The local delivery service option will see hot meals delivered to the customer’s door in under 30 minutes, while customers also have the option of purchasing scheduled frozen meals which will be delivered by a courier at a selected time.
“When Providoor first came into the culinary scene in Australia, it revolutionised access to top-level restaurant quality food, saving many restaurants from collapse during the COVID chaos,” the company said on social media.
“The new Providoor continues that incredible trajectory, with some of Australia’s favourite chefs and foodies creating incredible restaurant-quality and chef-curated dishes all set to be delivered to your home.”
Providoor Local will launch in October in Sydney, with four kitchens located in Strathfield, Five Docks, Neutral Bay and Moore Park.
The frozen delivery service will then be made available in greater Sydney, Melbourne and Brisbane from November 3.
Providoor has relaunched with both frozen and hot meal options. Credit: Providoor
Providoor Local meals will be delivered through the company’s own drivers or Uber Eats.

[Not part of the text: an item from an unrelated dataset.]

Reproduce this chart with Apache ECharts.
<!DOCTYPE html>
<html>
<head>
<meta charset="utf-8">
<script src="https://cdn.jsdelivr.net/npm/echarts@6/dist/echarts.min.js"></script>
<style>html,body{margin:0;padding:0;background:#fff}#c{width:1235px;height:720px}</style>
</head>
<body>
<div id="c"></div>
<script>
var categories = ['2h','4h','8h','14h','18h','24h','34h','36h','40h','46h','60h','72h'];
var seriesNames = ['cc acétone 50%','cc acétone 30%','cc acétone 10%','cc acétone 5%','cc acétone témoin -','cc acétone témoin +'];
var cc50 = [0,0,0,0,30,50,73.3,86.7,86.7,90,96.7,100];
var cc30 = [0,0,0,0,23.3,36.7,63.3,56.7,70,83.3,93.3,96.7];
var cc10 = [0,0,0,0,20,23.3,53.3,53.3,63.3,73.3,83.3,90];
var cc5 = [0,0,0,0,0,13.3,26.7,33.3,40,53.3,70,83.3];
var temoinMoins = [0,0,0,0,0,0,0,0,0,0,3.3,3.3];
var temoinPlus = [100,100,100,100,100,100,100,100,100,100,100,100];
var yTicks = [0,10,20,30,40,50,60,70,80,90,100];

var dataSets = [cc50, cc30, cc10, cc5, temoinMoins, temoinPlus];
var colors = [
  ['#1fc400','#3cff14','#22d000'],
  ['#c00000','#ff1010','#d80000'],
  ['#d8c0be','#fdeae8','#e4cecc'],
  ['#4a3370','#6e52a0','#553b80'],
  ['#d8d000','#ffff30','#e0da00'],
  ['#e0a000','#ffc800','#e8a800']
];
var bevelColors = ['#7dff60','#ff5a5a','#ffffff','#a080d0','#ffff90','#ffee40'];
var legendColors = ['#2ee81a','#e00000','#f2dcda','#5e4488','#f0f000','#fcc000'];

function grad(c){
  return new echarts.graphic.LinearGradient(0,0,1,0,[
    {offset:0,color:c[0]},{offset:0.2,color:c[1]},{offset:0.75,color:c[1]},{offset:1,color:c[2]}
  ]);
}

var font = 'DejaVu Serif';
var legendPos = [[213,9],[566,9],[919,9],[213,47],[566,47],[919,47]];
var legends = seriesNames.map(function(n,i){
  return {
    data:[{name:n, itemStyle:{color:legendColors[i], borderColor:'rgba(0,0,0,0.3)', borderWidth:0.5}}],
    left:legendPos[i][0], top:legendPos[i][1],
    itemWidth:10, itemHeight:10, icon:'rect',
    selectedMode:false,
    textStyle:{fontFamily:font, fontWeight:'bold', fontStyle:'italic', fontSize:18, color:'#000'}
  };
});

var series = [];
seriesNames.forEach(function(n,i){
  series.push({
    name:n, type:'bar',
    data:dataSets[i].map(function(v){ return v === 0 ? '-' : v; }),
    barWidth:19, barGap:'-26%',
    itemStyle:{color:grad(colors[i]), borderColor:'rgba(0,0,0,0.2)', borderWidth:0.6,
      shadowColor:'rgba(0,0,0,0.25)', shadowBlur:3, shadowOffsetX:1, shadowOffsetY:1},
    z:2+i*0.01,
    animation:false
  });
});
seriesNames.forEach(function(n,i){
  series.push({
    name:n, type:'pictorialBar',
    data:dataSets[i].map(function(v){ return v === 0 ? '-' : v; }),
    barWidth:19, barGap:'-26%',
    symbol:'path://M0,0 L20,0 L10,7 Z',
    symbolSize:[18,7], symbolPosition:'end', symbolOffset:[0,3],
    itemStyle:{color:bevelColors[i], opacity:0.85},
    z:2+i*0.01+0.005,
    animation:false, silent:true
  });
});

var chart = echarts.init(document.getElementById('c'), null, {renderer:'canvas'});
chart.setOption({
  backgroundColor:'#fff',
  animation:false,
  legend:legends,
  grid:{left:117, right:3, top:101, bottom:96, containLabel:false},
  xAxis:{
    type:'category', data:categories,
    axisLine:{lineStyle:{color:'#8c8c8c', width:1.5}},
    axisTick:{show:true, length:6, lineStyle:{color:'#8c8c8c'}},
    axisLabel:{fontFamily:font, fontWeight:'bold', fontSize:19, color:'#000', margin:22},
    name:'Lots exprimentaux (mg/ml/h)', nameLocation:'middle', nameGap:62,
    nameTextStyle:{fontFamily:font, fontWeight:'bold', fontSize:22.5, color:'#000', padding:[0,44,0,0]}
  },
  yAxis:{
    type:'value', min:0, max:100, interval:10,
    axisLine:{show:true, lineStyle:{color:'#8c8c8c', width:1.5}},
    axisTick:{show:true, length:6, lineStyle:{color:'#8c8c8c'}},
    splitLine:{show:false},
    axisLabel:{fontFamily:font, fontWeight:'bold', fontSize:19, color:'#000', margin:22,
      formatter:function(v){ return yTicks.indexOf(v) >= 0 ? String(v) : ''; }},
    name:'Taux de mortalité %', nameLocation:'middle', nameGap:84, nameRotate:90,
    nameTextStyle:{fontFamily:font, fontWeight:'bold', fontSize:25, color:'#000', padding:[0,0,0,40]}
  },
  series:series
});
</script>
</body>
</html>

For frozen meals, Providoor has partnered with courier Home Delivery Services, with its delivery range to be expanded in the future.
“Our aspiration is to cover 95 per cent of Australian consumers by the end of 2024,” the company said.
Any customers with outstanding vouchers have been urged to email firstname.lastname@example.org.
“We will work through what we can as soon as we can,” the company said.
Earlier this year, Delia said Providoor was a “healthy business” and that the rug had been pulled out from under them.
“When you’ve had the rug pulled out from under you and the investor pulls out the money and says ‘well I don’t really care what happens to anyone else, I just want to get my money out’, what choice are we left with?,” he said to 3AW’s Neil Mitchell.
“It should not be in this position, Providoor should still be trading.”